→ Goal
Take the lines of the data below from the very first through the line containing "import numpy as np" and output them exactly, pictures excluded.

→ Information provided
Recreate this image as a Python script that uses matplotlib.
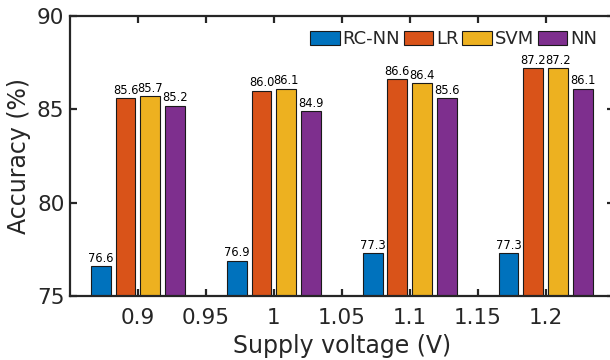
"""
Grouped bar chart: classifier accuracy vs supply voltage.
"""

import matplotlib

matplotlib.use("Agg")  # no display
import matplotlib.pyplot as plt
import numpy as np

voltages = [0.9, 1.0, 1.1, 1.2]
models = ["RC-NN", "LR", "SVM", "NN"]
acc_rcnn = [76.6, 76.9, 77.3, 77.3]
acc_lr = [85.6, 86.0, 86.6, 87.2]
acc_svm = [85.7, 86.1, 86.4, 87.2]
acc_nn = [85.2, 84.9, 85.6, 86.1]
xticks = [0.9, 0.95, 1.0, 1.05, 1.1, 1.15, 1.2]
xtick_labels = ["0.9", "0.95", "1", "1.05", "1.1", "1.15", "1.2"]
yticks = [75, 80, 85, 90]

# MATLAB default colour order
colors = ["#0072BD", "#D95319", "#EDB120", "#7E2F8E"]
axis_color = "#262626"

plt.rcParams["font.family"] = "DejaVu Sans"

fig = plt.figure(figsize=(6.1, 3.6), dpi=100)
ax = fig.add_axes([70 / 610, 64 / 360, 543.5 / 610, 280 / 360])

series = [acc_rcnn, acc_lr, acc_svm, acc_nn]
n = len(series)
group_w = min(0.8, n / (n + 1.5)) * 0.1
step = group_w / n
bar_w = 0.8 * step
x = np.array(voltages)

for i, (vals, name) in enumerate(zip(series, models)):
    pos = x - group_w / 2 + step * (i + 0.5)
    bars = ax.bar(pos, np.array(vals) - 75, width=bar_w, bottom=75,
                  color=colors[i], edgecolor="#1a1a1a", linewidth=0.8,
                  label=name, zorder=2)
    for b, v in zip(bars, vals):
        ax.text(b.get_x() + b.get_width() / 2, v + 0.08, f"{v:.1f}",
                ha="center", va="bottom", fontsize=8.3, color="black")

ax.set_xlim(0.85, 1.25)
ax.set_ylim(75, 90)
ax.set_xticks(xticks)
ax.set_xticklabels(xtick_labels)
ax.set_yticks(yticks)

for s in ax.spines.values():
    s.set_linewidth(1.6)
    s.set_color(axis_color)
ax.tick_params(direction="in", length=5, width=1.6, color=axis_color,
               labelcolor=axis_color, labelsize=15.5, top=True, right=True)
ax.tick_params(axis="x", pad=9)
ax.tick_params(axis="y", pad=4)

ax.set_xlabel("Supply voltage (V)", fontsize=17, color=axis_color, labelpad=4)
ax.set_ylabel("Accuracy (%)", fontsize=17, color=axis_color, labelpad=4)

leg = ax.legend(loc="upper right", bbox_to_anchor=(0.993, 0.995), ncol=4,
                frameon=False, fontsize=13, handlelength=1.65,
                handleheight=0.85, handletextpad=0.15, columnspacing=0.2,
                borderaxespad=0.3)
for t in leg.get_texts():
    t.set_color(axis_color)

fig.savefig("out.png", dpi=100)
plt.close(fig)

→ Response for this exercise
Recreate this image as a Python script that uses matplotlib.
"""
Grouped bar chart: classifier accuracy vs supply voltage.
"""

import matplotlib

matplotlib.use("Agg")  # no display
import matplotlib.pyplot as plt
import numpy as np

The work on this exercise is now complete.